• _Problem to work on_: Repeat every record exactly, but keep images out of the copy.

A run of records
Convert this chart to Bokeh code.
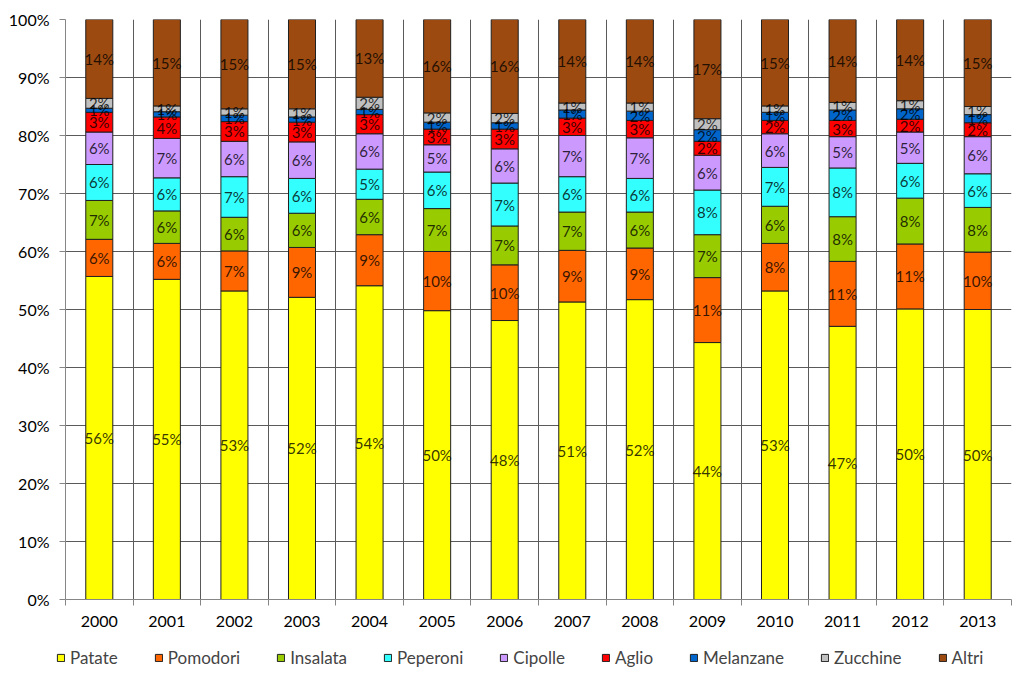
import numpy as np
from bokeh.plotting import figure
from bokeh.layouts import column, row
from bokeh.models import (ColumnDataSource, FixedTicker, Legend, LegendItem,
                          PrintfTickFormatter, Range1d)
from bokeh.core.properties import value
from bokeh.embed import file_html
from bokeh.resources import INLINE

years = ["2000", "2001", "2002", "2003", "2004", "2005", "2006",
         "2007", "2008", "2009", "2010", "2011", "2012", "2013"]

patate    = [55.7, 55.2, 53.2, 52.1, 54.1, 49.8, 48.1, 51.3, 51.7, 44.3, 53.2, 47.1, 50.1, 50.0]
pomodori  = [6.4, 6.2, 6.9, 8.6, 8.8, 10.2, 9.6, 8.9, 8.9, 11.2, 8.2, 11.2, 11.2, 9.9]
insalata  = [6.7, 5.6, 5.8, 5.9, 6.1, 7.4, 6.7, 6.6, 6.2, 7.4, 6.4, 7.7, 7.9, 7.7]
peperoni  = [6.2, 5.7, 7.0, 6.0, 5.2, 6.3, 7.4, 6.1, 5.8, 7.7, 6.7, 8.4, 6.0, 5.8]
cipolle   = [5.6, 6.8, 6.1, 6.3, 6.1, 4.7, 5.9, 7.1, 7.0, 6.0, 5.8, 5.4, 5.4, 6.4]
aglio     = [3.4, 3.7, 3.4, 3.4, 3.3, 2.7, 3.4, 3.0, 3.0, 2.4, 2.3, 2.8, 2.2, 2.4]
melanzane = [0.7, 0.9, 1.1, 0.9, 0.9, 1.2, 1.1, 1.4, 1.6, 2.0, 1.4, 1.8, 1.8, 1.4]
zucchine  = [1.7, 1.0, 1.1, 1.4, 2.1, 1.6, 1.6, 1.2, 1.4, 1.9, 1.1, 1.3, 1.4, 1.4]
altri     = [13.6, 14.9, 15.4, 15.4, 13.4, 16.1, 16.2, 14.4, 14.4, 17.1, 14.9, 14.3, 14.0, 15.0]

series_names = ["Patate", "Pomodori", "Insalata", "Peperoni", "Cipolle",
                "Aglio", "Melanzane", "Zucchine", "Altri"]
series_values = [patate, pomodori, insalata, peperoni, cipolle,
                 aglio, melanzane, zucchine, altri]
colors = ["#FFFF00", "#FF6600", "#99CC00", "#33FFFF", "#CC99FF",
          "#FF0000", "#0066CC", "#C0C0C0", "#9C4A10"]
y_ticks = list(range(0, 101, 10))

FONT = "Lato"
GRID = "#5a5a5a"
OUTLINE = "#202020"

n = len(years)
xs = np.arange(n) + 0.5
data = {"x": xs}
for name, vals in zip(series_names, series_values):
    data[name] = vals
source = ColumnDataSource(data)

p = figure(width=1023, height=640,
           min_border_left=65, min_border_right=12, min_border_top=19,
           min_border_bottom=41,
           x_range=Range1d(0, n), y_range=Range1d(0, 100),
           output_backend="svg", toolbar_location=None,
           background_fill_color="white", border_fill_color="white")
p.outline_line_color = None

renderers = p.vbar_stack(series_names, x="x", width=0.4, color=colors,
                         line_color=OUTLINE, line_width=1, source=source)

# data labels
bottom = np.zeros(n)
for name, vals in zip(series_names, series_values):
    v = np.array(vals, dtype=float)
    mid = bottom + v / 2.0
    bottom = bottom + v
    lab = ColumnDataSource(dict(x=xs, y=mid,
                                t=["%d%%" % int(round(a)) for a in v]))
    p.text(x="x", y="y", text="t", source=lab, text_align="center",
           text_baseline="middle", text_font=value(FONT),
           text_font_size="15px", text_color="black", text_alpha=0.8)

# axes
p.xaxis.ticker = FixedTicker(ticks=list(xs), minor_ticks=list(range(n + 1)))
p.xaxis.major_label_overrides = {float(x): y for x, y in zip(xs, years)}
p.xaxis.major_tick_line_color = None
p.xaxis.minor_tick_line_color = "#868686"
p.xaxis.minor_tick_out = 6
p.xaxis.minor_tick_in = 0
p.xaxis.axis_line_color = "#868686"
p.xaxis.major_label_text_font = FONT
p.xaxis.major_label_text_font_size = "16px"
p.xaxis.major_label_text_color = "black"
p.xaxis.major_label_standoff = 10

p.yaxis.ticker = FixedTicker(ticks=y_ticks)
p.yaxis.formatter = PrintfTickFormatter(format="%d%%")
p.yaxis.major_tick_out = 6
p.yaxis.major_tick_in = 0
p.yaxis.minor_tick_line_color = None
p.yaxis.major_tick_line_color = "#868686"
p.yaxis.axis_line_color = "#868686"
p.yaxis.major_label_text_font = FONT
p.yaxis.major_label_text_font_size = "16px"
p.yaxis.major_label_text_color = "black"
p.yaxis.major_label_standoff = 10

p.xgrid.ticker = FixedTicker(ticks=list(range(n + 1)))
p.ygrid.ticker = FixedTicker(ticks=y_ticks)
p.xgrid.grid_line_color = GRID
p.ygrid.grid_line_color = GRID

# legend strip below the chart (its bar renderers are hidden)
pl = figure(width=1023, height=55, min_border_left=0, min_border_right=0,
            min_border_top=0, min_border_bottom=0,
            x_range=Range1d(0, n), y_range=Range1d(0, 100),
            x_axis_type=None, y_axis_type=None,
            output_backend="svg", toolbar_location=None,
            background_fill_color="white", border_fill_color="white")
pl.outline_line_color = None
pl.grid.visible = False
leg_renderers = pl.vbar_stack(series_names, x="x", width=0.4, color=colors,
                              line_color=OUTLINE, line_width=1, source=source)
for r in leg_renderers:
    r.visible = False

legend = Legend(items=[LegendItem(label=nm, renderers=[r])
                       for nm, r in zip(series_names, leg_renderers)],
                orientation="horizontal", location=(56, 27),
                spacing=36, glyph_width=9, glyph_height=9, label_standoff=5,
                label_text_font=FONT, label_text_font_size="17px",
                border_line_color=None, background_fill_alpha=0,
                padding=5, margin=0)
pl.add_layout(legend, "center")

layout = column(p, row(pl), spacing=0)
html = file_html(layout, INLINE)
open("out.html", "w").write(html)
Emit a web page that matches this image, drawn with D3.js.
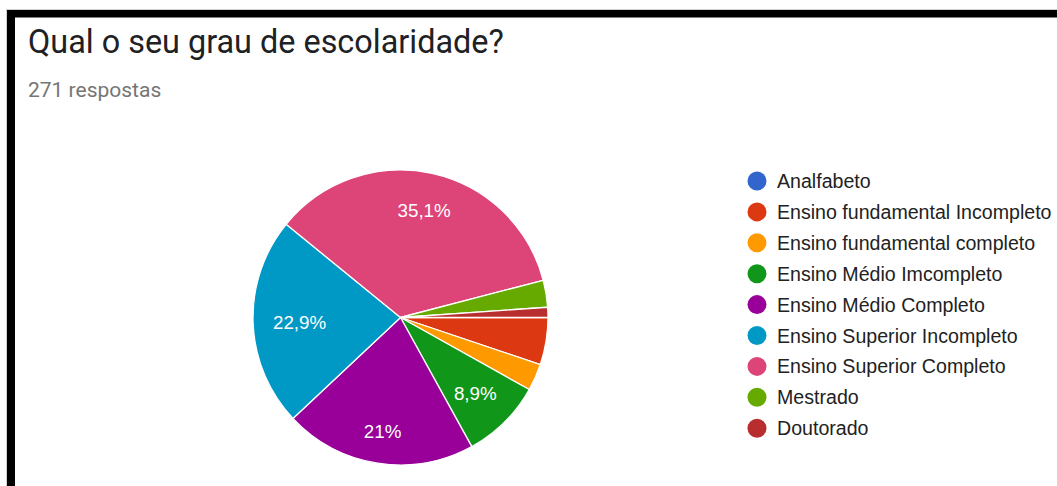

• _Exercise output_:
Convert this chart to Bokeh code.
import numpy as np
from bokeh.plotting import figure
from bokeh.layouts import column, row
from bokeh.models import (ColumnDataSource, FixedTicker, Legend, LegendItem,
                          PrintfTickFormatter, Range1d)
from bokeh.core.properties import value
from bokeh.embed import file_html
from bokeh.resources import INLINE

years = ["2000", "2001", "2002", "2003", "2004", "2005", "2006",
         "2007", "2008", "2009", "2010", "2011", "2012", "2013"]

patate    = [55.7, 55.2, 53.2, 52.1, 54.1, 49.8, 48.1, 51.3, 51.7, 44.3, 53.2, 47.1, 50.1, 50.0]
pomodori  = [6.4, 6.2, 6.9, 8.6, 8.8, 10.2, 9.6, 8.9, 8.9, 11.2, 8.2, 11.2, 11.2, 9.9]
insalata  = [6.7, 5.6, 5.8, 5.9, 6.1, 7.4, 6.7, 6.6, 6.2, 7.4, 6.4, 7.7, 7.9, 7.7]
peperoni  = [6.2, 5.7, 7.0, 6.0, 5.2, 6.3, 7.4, 6.1, 5.8, 7.7, 6.7, 8.4, 6.0, 5.8]
cipolle   = [5.6, 6.8, 6.1, 6.3, 6.1, 4.7, 5.9, 7.1, 7.0, 6.0, 5.8, 5.4, 5.4, 6.4]
aglio     = [3.4, 3.7, 3.4, 3.4, 3.3, 2.7, 3.4, 3.0, 3.0, 2.4, 2.3, 2.8, 2.2, 2.4]
melanzane = [0.7, 0.9, 1.1, 0.9, 0.9, 1.2, 1.1, 1.4, 1.6, 2.0, 1.4, 1.8, 1.8, 1.4]
zucchine  = [1.7, 1.0, 1.1, 1.4, 2.1, 1.6, 1.6, 1.2, 1.4, 1.9, 1.1, 1.3, 1.4, 1.4]
altri     = [13.6, 14.9, 15.4, 15.4, 13.4, 16.1, 16.2, 14.4, 14.4, 17.1, 14.9, 14.3, 14.0, 15.0]

series_names = ["Patate", "Pomodori", "Insalata", "Peperoni", "Cipolle",
                "Aglio", "Melanzane", "Zucchine", "Altri"]
series_values = [patate, pomodori, insalata, peperoni, cipolle,
                 aglio, melanzane, zucchine, altri]
colors = ["#FFFF00", "#FF6600", "#99CC00", "#33FFFF", "#CC99FF",
          "#FF0000", "#0066CC", "#C0C0C0", "#9C4A10"]
y_ticks = list(range(0, 101, 10))

FONT = "Lato"
GRID = "#5a5a5a"
OUTLINE = "#202020"

n = len(years)
xs = np.arange(n) + 0.5
data = {"x": xs}
for name, vals in zip(series_names, series_values):
    data[name] = vals
source = ColumnDataSource(data)

p = figure(width=1023, height=640,
           min_border_left=65, min_border_right=12, min_border_top=19,
           min_border_bottom=41,
           x_range=Range1d(0, n), y_range=Range1d(0, 100),
           output_backend="svg", toolbar_location=None,
           background_fill_color="white", border_fill_color="white")
p.outline_line_color = None

renderers = p.vbar_stack(series_names, x="x", width=0.4, color=colors,
                         line_color=OUTLINE, line_width=1, source=source)

# data labels
bottom = np.zeros(n)
for name, vals in zip(series_names, series_values):
    v = np.array(vals, dtype=float)
    mid = bottom + v / 2.0
    bottom = bottom + v
    lab = ColumnDataSource(dict(x=xs, y=mid,
                                t=["%d%%" % int(round(a)) for a in v]))
    p.text(x="x", y="y", text="t", source=lab, text_align="center",
           text_baseline="middle", text_font=value(FONT),
           text_font_size="15px", text_color="black", text_alpha=0.8)

# axes
p.xaxis.ticker = FixedTicker(ticks=list(xs), minor_ticks=list(range(n + 1)))
p.xaxis.major_label_overrides = {float(x): y for x, y in zip(xs, years)}
p.xaxis.major_tick_line_color = None
p.xaxis.minor_tick_line_color = "#868686"
p.xaxis.minor_tick_out = 6
p.xaxis.minor_tick_in = 0
p.xaxis.axis_line_color = "#868686"
p.xaxis.major_label_text_font = FONT
p.xaxis.major_label_text_font_size = "16px"
p.xaxis.major_label_text_color = "black"
p.xaxis.major_label_standoff = 10

p.yaxis.ticker = FixedTicker(ticks=y_ticks)
p.yaxis.formatter = PrintfTickFormatter(format="%d%%")
p.yaxis.major_tick_out = 6
p.yaxis.major_tick_in = 0
p.yaxis.minor_tick_line_color = None
p.yaxis.major_tick_line_color = "#868686"
p.yaxis.axis_line_color = "#868686"
p.yaxis.major_label_text_font = FONT
p.yaxis.major_label_text_font_size = "16px"
p.yaxis.major_label_text_color = "black"
p.yaxis.major_label_standoff = 10

p.xgrid.ticker = FixedTicker(ticks=list(range(n + 1)))
p.ygrid.ticker = FixedTicker(ticks=y_ticks)
p.xgrid.grid_line_color = GRID
p.ygrid.grid_line_color = GRID

# legend strip below the chart (its bar renderers are hidden)
pl = figure(width=1023, height=55, min_border_left=0, min_border_right=0,
            min_border_top=0, min_border_bottom=0,
            x_range=Range1d(0, n), y_range=Range1d(0, 100),
            x_axis_type=None, y_axis_type=None,
            output_backend="svg", toolbar_location=None,
            background_fill_color="white", border_fill_color="white")
pl.outline_line_color = None
pl.grid.visible = False
leg_renderers = pl.vbar_stack(series_names, x="x", width=0.4, color=colors,
                              line_color=OUTLINE, line_width=1, source=source)
for r in leg_renderers:
    r.visible = False

legend = Legend(items=[LegendItem(label=nm, renderers=[r])
                       for nm, r in zip(series_names, leg_renderers)],
                orientation="horizontal", location=(56, 27),
                spacing=36, glyph_width=9, glyph_height=9, label_standoff=5,
                label_text_font=FONT, label_text_font_size="17px",
                border_line_color=None, background_fill_alpha=0,
                padding=5, margin=0)
pl.add_layout(legend, "center")

layout = column(p, row(pl), spacing=0)
html = file_html(layout, INLINE)
open("out.html", "w").write(html)
Emit a web page that matches this image, drawn with D3.js.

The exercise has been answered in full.